Composites of Layered Double Hydroxide Nanosheets, Hydroxy-Functionalized Carbon Nanotubes, and Hydroxyapatite Nanoparticles as Flame Retardants for Epoxy Resins
Haijun Zhang, Yiru Di, Qi Yang, Xiaomeng Zhou
Abstract
Fire safety in civil aviation requires high-performance flame retardants to control the flammability of epoxy (EP) resins used widely in aircrafts. In this study, a novel and nanoscale hybrid flame retardant was designed with incorporated layered double hydroxide (LDH) nanosheets, −OH-functionalized carbon nanotubes (CNTs)(−OH), and hydroxyapatite (HA) nanoparticles. Experimental characterizations and theoretical simulations demonstrated that the interwoven networks of CNTs afford a supporting framework to ensure homogeneous dispersion of LDH nanosheets and HA nanoparticles and also enhance the mechanical strength of the flame-retardant-treated EP resin substrate.
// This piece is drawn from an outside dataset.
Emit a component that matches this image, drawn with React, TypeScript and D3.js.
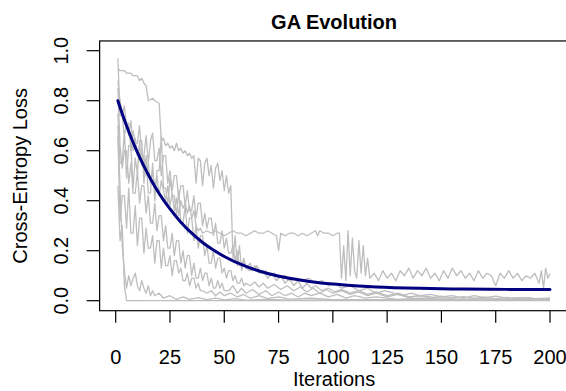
import React from "react";
import * as d3 from "d3";

// ---- data ----
const xTicks = [0, 25, 50, 75, 100, 125, 150, 175, 200];
const yTicks = [0, 0.2, 0.4, 0.6, 0.8, 1.0];
const yTickLabels = ["0.0", "0.2", "0.4", "0.6", "0.8", "1.0"];

const runA: [number, number][] = [
  [1,0.93],[2,0.92],[4,0.92],[5,0.91],[7,0.91],[8,0.90],[10,0.90],[11,0.88],[12,0.89],[13,0.87],[14,0.86],[15,0.80],[17,0.81],[18,0.80],[20,0.79],
  [21,0.64],[22,0.65],[23,0.62],[24,0.63],[25,0.61],[26,0.62],[27,0.60],[28,0.63],[29,0.60],[30,0.61],[31,0.59],[32,0.60],[33,0.58],[34,0.59],[35,0.57],
  [36,0.58],[37,0.47],[38,0.57],[39,0.56],[40,0.46],[41,0.55],[42,0.57],[43,0.50],[44,0.54],[45,0.45],[46,0.53],[47,0.55],[48,0.48],[49,0.52],[50,0.44],
  [51,0.50],[52,0.43],[53,0.46],[54,0.17],[55,0.26],[56,0.14],[57,0.22],[58,0.12],[59,0.16],[60,0.13],[62,0.15],[63,0.12],[65,0.14],[67,0.11],[69,0.12],
  [71,0.10],[73,0.11],[75,0.09],[78,0.10],[80,0.08],[83,0.09],[86,0.08],[89,0.09],[92,0.07],[95,0.08],[98,0.06],[101,0.07],[104,0.05],[108,0.06],
  [112,0.04],[116,0.05],[120,0.03],[124,0.04],[128,0.03],[132,0.02],[136,0.03],[140,0.02],[145,0.025],[150,0.015],[155,0.02],[160,0.01],[165,0.02],
  [170,0.012],[175,0.018],[180,0.01],[186,0.012],[192,0.008],[200,0.01],
];

const runBHead = [
  0.88,0.80,0.74,0.78,0.70,0.66,0.72,0.60,0.65,0.58,0.62,0.54,0.58,0.50,0.55,0.47,0.52,0.45,0.50,0.42,
  0.48,0.44,0.40,0.46,0.38,0.43,0.36,0.41,0.34,0.40,0.37,0.39,0.35,0.38,0.33,0.36,0.30,0.28,0.29,0.27,
];
const runBTail: [number, number][] = [
  [42,0.28],[44,0.27],[46,0.28],[48,0.27],[50,0.26],[52,0.27],[54,0.28],[56,0.27],[58,0.27],[60,0.26],[62,0.27],[64,0.28],[66,0.27],[68,0.27],
  [70,0.28],[72,0.27],[74,0.26],[75,0.20],[76,0.27],[78,0.26],[80,0.27],[82,0.27],[84,0.26],[86,0.27],[88,0.26],[90,0.27],[92,0.28],[93,0.26],
  [94,0.28],[96,0.27],[98,0.27],[100,0.26],[102,0.27],[103,0.27],[104,0.09],[105,0.22],[106,0.08],[107,0.28],[108,0.10],[109,0.25],[110,0.12],
  [111,0.09],[112,0.24],[113,0.11],[114,0.22],[115,0.10],[116,0.17],[117,0.09],[119,0.11],[121,0.08],[123,0.12],[125,0.09],[127,0.11],[129,0.08],
  [131,0.12],[133,0.10],[135,0.13],[137,0.09],[139,0.12],[141,0.10],[143,0.13],[145,0.09],[147,0.11],[149,0.08],[151,0.12],[153,0.09],[155,0.13],
  [157,0.10],[159,0.12],[161,0.09],[163,0.11],[165,0.08],[167,0.12],[169,0.09],[171,0.11],[173,0.10],[175,0.06],[177,0.11],[179,0.09],[181,0.12],
  [183,0.09],[185,0.11],[187,0.08],[189,0.10],[191,0.09],[193,0.11],[195,0.07],[196,0.12],[197,0.05],[198,0.13],[199,0.09],[200,0.11],
];

const runC: [number, number][] = [[1,0.46],[2,0.24],[3,0.30],[4,0.06],[5,0.0],[200,0.0]];

const runD: [number, number][] = [
  [1,0.70],[2,0.45],[3,0.22],[4,0.12],[5,0.05],[6,0.10],[7,0.06],[8,0.09],[9,0.11],[10,0.06],[11,0.04],[12,0.08],[13,0.05],[14,0.03],[15,0.06],
  [16,0.02],[17,0.04],[18,0.02],[20,0.03],[22,0.01],[25,0.02],[28,0.005],[31,0.015],[34,0.005],[38,0.012],[42,0.004],[46,0.01],[50,0.003],
  [55,0.008],[60,0.002],[70,0.005],[80,0.002],[100,0.003],[130,0.001],[200,0.001],
];

const runEHead = [
  0.97,0.74,0.74,0.66,0.71,0.71,0.60,0.68,0.63,0.63,0.70,0.58,0.58,0.66,0.55,0.64,0.67,0.56,0.56,0.61,
  0.50,0.58,0.58,0.47,0.52,0.44,0.50,0.50,0.41,0.46,0.46,0.38,0.44,0.36,0.36,0.42,0.33,0.39,0.39,0.30,
  0.35,0.29,0.33,0.33,0.26,0.31,0.23,0.23,0.28,0.21,0.25,0.19,0.19,0.22,0.16,0.20,0.14,0.14,0.17,0.13,
];
const runETail: [number, number][] = [
  [62,0.12],[64,0.14],[66,0.11],[68,0.12],[70,0.09],[72,0.11],[74,0.08],[76,0.10],[78,0.07],[80,0.09],[82,0.06],[84,0.08],[86,0.05],[88,0.07],
  [90,0.05],[92,0.06],[95,0.04],[98,0.05],[101,0.035],[104,0.045],[108,0.03],[112,0.04],[116,0.025],[120,0.035],[125,0.02],[130,0.03],
  [135,0.015],[140,0.02],[150,0.01],[160,0.012],[175,0.006],[200,0.005],
];

const runFHead = [
  0.85,0.62,0.53,0.60,0.60,0.47,0.55,0.43,0.43,0.52,0.39,0.46,0.46,0.35,0.42,0.31,0.31,0.39,0.28,0.34,
  0.34,0.24,0.30,0.21,0.21,0.27,0.18,0.24,0.24,0.15,0.20,0.13,0.18,0.18,0.10,0.15,0.09,0.09,0.13,0.08,
  0.11,0.11,0.06,0.09,0.05,0.05,0.08,0.05,0.07,0.04,
];
const runFTail: [number, number][] = [
  [52,0.04],[54,0.06],[56,0.03],[58,0.05],[60,0.03],[63,0.045],[66,0.025],[69,0.04],[72,0.02],[75,0.035],[78,0.02],[81,0.03],[84,0.015],
  [87,0.03],[90,0.02],[94,0.03],[98,0.015],[102,0.025],[106,0.01],[110,0.02],[115,0.01],[120,0.015],[130,0.005],[140,0.01],[160,0.003],[200,0.002],
];

const runGHead = [
  0.66,0.32,0.42,0.42,0.29,0.45,0.27,0.27,0.38,0.22,0.33,0.33,0.19,0.29,0.21,0.21,0.26,0.15,0.24,0.24,
  0.13,0.21,0.14,0.14,0.18,0.10,0.16,0.16,0.11,0.13,0.08,0.08,0.11,0.06,0.09,0.09,0.05,0.07,0.04,0.04,
];
const runGTail: [number, number][] = [
  [42,0.03],[44,0.04],[46,0.02],[48,0.035],[50,0.02],[53,0.03],[56,0.015],[59,0.025],[62,0.01],[66,0.02],[70,0.008],[75,0.015],[80,0.006],
  [90,0.01],[100,0.004],[120,0.004],[200,0.003],
];

const runHHead = [
  0.75,0.55,0.55,0.68,0.49,0.62,0.62,0.45,0.57,0.51,0.64,0.64,0.47,0.58,0.43,0.43,0.55,0.40,0.52,0.52,
  0.66,0.45,0.45,0.38,0.49,0.42,0.42,0.34,0.44,0.31,0.31,0.38,0.27,0.33,0.33,0.24,0.30,0.21,0.26,0.26,
  0.18,0.22,0.15,0.15,0.20,0.13,0.17,0.17,0.11,0.13,0.09,0.12,0.12,0.08,0.10,0.07,0.07,0.09,0.06,0.07,
];
const runHTail: [number, number][] = [
  [62,0.06],[64,0.075],[66,0.055],[68,0.07],[70,0.05],[73,0.065],[76,0.045],[79,0.06],[82,0.04],[85,0.055],[88,0.035],[91,0.05],[94,0.03],
  [97,0.045],[100,0.03],[104,0.04],[108,0.025],[112,0.035],[116,0.02],[120,0.03],[125,0.015],[130,0.025],[135,0.012],[140,0.02],[145,0.01],
  [150,0.018],[155,0.01],[160,0.016],[165,0.008],[170,0.014],[175,0.008],[180,0.013],[185,0.007],[190,0.012],[195,0.006],[200,0.01],
];

// mean curve samples
const meanIter = [1, 3, 5, 7, 10, 13, 16, 20, 25, 30, 35, 40, 45, 50, 60, 70, 80, 90, 100, 110, 120, 140, 160, 180, 200];
const meanLoss = [0.800, 0.748, 0.700, 0.655, 0.593, 0.538, 0.488, 0.429, 0.367, 0.314, 0.270, 0.233, 0.203, 0.177, 0.137, 0.109, 0.090, 0.076, 0.0665, 0.060, 0.055, 0.0494, 0.0467, 0.0453, 0.0447];

const headToPairs = (vals: number[]): [number, number][] => vals.map((v, i) => [i + 1, v]);

export default function App() {
  const W = 566, H = 391;
  const x = d3.scaleLinear().domain([0, 200]).range([115.7, 550]);
  const y = d3.scaleLinear().domain([0, 1]).range([300.7, 50.7]);
  const boxL = x(-7.4), boxR = x(208.5), boxT = y(1.039), boxB = y(-0.04);

  const runs: [number, number][][] = [
    runA,
    [...headToPairs(runBHead), ...runBTail],
    runC,
    runD,
    [...headToPairs(runEHead), ...runETail],
    [...headToPairs(runFHead), ...runFTail],
    [...headToPairs(runGHead), ...runGTail],
    [...headToPairs(runHHead), ...runHTail],
  ];

  const line = d3.line<[number, number]>().x(d => x(d[0])).y(d => y(d[1]));
  const meanLine = d3.line<number>().x((_, i) => x(meanIter[i])).y(d => y(d)).curve(d3.curveMonotoneX);

  const font = "'Liberation Sans', Arial, Helvetica, sans-serif";

  return (
    <svg width={W} height={H} style={{ position: "absolute", left: 0, top: 0, background: "#fff" }} fontFamily={font}>
      <defs>
        <clipPath id="plotclip">
          <rect x={boxL} y={boxT} width={boxR - boxL} height={boxB - boxT} />
        </clipPath>
      </defs>
      <text x={(boxL + boxR) / 2} y={29} textAnchor="middle" fontSize={20} fontWeight="bold">GA Evolution</text>
      <g clipPath="url(#plotclip)">
        {runs.map((r, i) => (
          <path key={i} d={line(r) || ""} fill="none" stroke="#bebebe" strokeWidth={1.3} strokeLinejoin="round" />
        ))}
        <path d={meanLine(meanLoss) || ""} fill="none" stroke="#000080" strokeWidth={3} strokeLinecap="round" />
      </g>
      <rect x={boxL} y={boxT} width={boxR - boxL} height={boxB - boxT} fill="none" stroke="#000" strokeWidth={1.2} />
      {xTicks.map(t => (
        <g key={t}>
          <line x1={x(t)} x2={x(t)} y1={boxB} y2={boxB + 12} stroke="#000" strokeWidth={1.2} />
          <text x={x(t)} y={364} textAnchor="middle" fontSize={20}>{t}</text>
        </g>
      ))}
      {yTicks.map((t, i) => (
        <g key={t}>
          <line x1={boxL - 13} x2={boxL} y1={y(t)} y2={y(t)} stroke="#000" strokeWidth={1.2} />
          <text transform={`translate(68,${y(t)}) rotate(-90)`} textAnchor="middle" fontSize={20}>{yTickLabels[i]}</text>
        </g>
      ))}
      <text x={(boxL + boxR) / 2} y={386} textAnchor="middle" fontSize={20}>Iterations</text>
      <text transform={`translate(27,${(boxT + boxB) / 2}) rotate(-90)`} textAnchor="middle" fontSize={20}>Cross-Entropy Loss</text>
    </svg>
  );
}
This newly designed flame retardant exhibits pronounced flame retardation performance, as shown by the low peak heat release rate of 580 kW/m2, notably small total heat release rate of 20.8%, relatively low CO production of 0.030 g/s, high limit oxygen index of 30.5%, and high char yield of 23.3% at 700 °C. These remarkable flame retarding properties result from synergism among LDH, CNT(−OH), and HA components, which is demonstrated using both theoretical and experimental analyses. This work will provide new insights into the design of highly efficient nanostructured flame retardants for EP resins.